Quote from: brucehoult on February 27, 2023, 08:09:05 pm

It would indeed. Or just ANDI with 255 if the rotation is zero.

More generally a "SLLI;SRLI" pair can extract any zero-extended field of any bit size or bit position, and "SLLI;SRAI" can extract any sign-extended field of any bit size of bit position.

I looked in the bitmanip extension, and didn't find any instruction there that could do it in a single instruction.
Which I found a bit odd. IIRC, such a "byte extraction" instruction was proposed in early drafts. A lot of proposals have been stripped off. I can understand that, as the first draft I read looked like a monster.
And as often in the RISCV ISA, they probably favored reducing the number of instructions, and considered this one could be optimized fusing two existing instructions.

woofy · « **Reply #5 on:** February 27, 2023, 08:47:24 pm »

Quote from: SiliconWizard on February 27, 2023, 08:15:58 pm

Quote from: brucehoult on February 27, 2023, 08:09:05 pm
It would indeed. Or just ANDI with 255 if the rotation is zero.

More generally a "SLLI;SRLI" pair can extract any zero-extended field of any bit size or bit position, and "SLLI;SRAI" can extract any sign-extended field of any bit size of bit position.

I looked in the bitmanip extension, and didn't find any instruction there that could do it in a single instruction.
Which I found a bit odd. IIRC, such a "byte extraction" instruction was proposed in early drafts. A lot of proposals have been stripped off. I can understand that, as the first draft I read looked like a monster.
And as often in the RISCV ISA, they probably favored reducing the number of instructions, and considered this one could be optimized fusing two existing instructions.

Yeah, I guess there are diminishing returns in adding too many niche instructions. MIPS does have nice bitfield instructions though (EXT and INS in MIPS32 release 2).

Nominal Animal · « **Reply #6 on:** February 27, 2023, 11:48:22 pm »

In general, examining the operation to be done, and dividing it in different ways can yield much better solutions than just mapping machine instructions from one architecture to another.

If you do not consider the capabilities of the target instruction set architecture, and only look for equivalent instructions or equivalent instruction sequences, you won't find the most efficient ways to implement the underlying sequence of operations.

For ARM Cortex-M4 and -M7, you want ARMv7-M Architecture Reference Manual. (Both M4 and M7 have the DSP extension mentioned built-in, i.e.

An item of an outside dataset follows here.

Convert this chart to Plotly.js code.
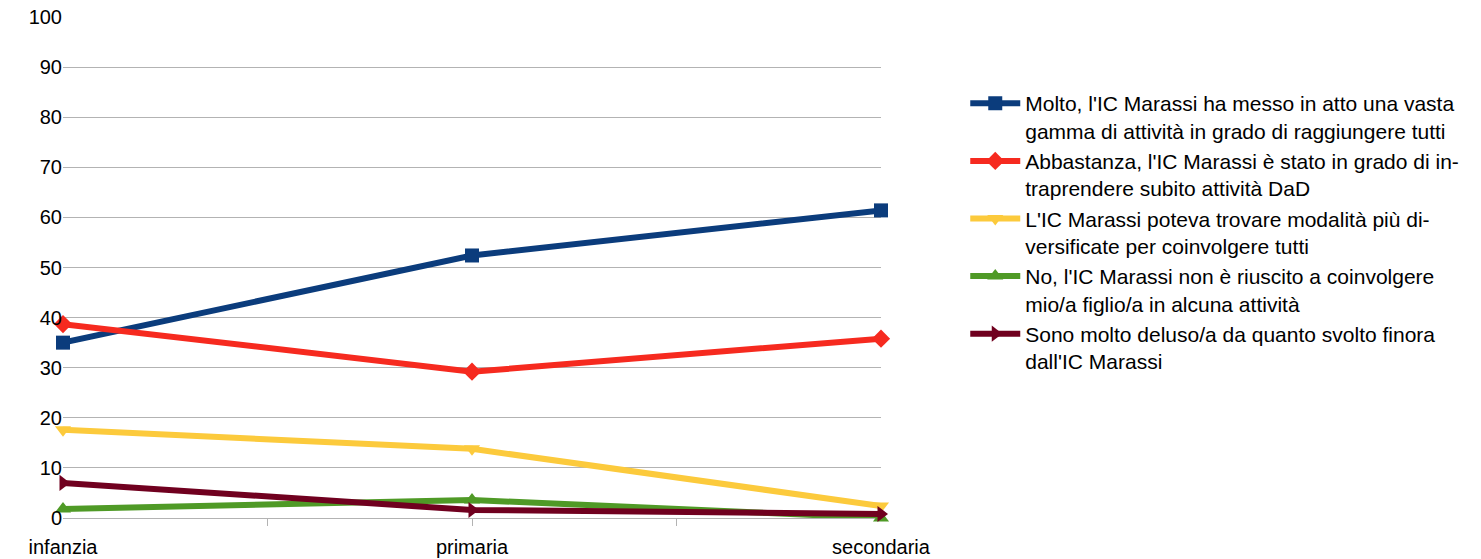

SMLAD and such.)

Even such a simple operation as blending two 15-bit RGB pixel values together, i.e. p = 0 (0%) to 33 (100%)
r' = (r * p + R * (33 - p)) >> 5 = (R*33 + p*(r - R)) >> 5
g' = (g * p + G * (33 - p)) >> 5 = (G*33 + p*(g - G)) >> 5
b' = (b * p + B * (33 - p)) >> 5 = (B*33 + p*(b - B)) >> 5
can be implemented in many different ways on 32-bit architectures, depending on exactly what kind of machine instructions are available and efficient.
You definitely do not need to do six multiplications per pixel as the above might suggest. And yes, 100% blend of rgb, 0% of RGB, is actually p = 2ⁿ+1 for n-bit color components, like n=5 here, not 2ⁿ. Many disagree, but they're wrong. It is trivial to verify. (It is because (2ⁿ-1)*(2ⁿ+1) = 2^2*n-1, and the right shift is a truncation/rounding towards zero.)

westfw · « **Reply #7 on:** February 28, 2023, 01:33:56 am »

Quote

a "SLLI;SRLI" pair can extract any zero-extended field of any bit size or bit position

This is particularly odd feeling coming from an 8bit microcontroller world without barrel shifters, where shifts (more than 1bit shift and/or more than 8bits shifted) are quite expensive.

Similarly, I've seen CM0 compilers implement bit tests with a shift of the desired bit to carry or sign position, followed by a conditional branch. It essentially burns a register, but there is no "and immediate" instruction on CM0 (non-destructive or otherwise), so it ends up quicker and shorter than other possibilities.

brucehoult · « **Reply #8 on:** February 28, 2023, 03:32:18 am »

Quote from: woofy on February 27, 2023, 08:47:24 pm

Quote from: SiliconWizard on February 27, 2023, 08:15:58 pm
Quote from: brucehoult on February 27, 2023, 08:09:05 pm
It would indeed. Or just ANDI with 255 if the rotation is zero.

More generally a "SLLI;SRLI" pair can extract any zero-extended field of any bit size or bit position, and "SLLI;SRAI" can extract any sign-extended field of any bit size of bit position.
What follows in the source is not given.